Speaker
Description
White dwarfs are the most abundant stellar remnants. They provide a promising means of probing dark matter (DM) interactions complimentary to direct searches. The scattering of DM off stellar constituents, ions or degenerate electrons, leads to gravitational capture, with important observational consequences. In particular, white dwarf heating due to the energy transfer in the DM capture and subsequent annihilation can occur in white dwarfs located in DM-rich environments. In this case, the DM-nucleon/electron scattering cross sections can be constrained by comparing the heating rate due to captured DM with observations of cold white dwarfs. We apply this technique to observations of old white dwarfs in the globular cluster Messier 4, which we assume to be formed in a DM subhalo.

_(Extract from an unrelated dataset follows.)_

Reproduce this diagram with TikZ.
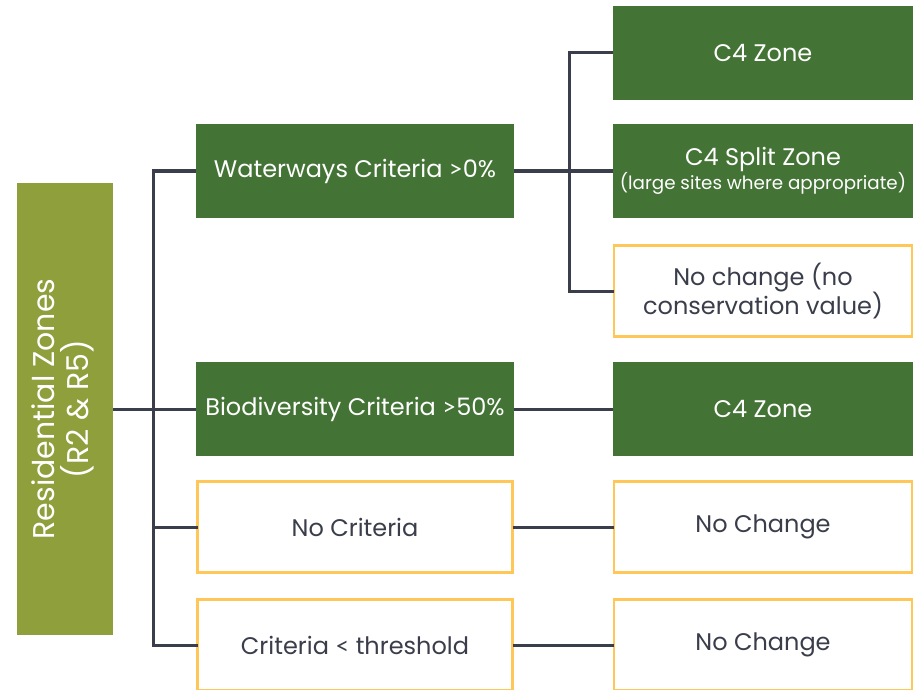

We consider the capture of DM by scattering off either ions or degenerate electrons. For ions, we account for the stellar structure, the star opacity, realistic nuclear form factors and finite temperature effects relevant to sub-GeV DM. Electrons are treated as relativistic, degenerate targets, with Pauli blocking, finite temperature and multiple scattering effects all taken into account. We also estimate the DM evaporation rate for both targets. For DM-nucleon scattering, we find that white dwarfs can probe the sub-GeV mass range inaccessible to direct detection experiments, with the low mass reach limited only by evaporation, and can be competitive with direct detection in the 1GeV−10TeV range. White dwarf limits on DM-electron scattering are found to outperform current electron recoil experiments over the full mass range considered, and extend well beyond the ~10 GeV mass regime where the sensitivity of electron recoil experiments is reduced.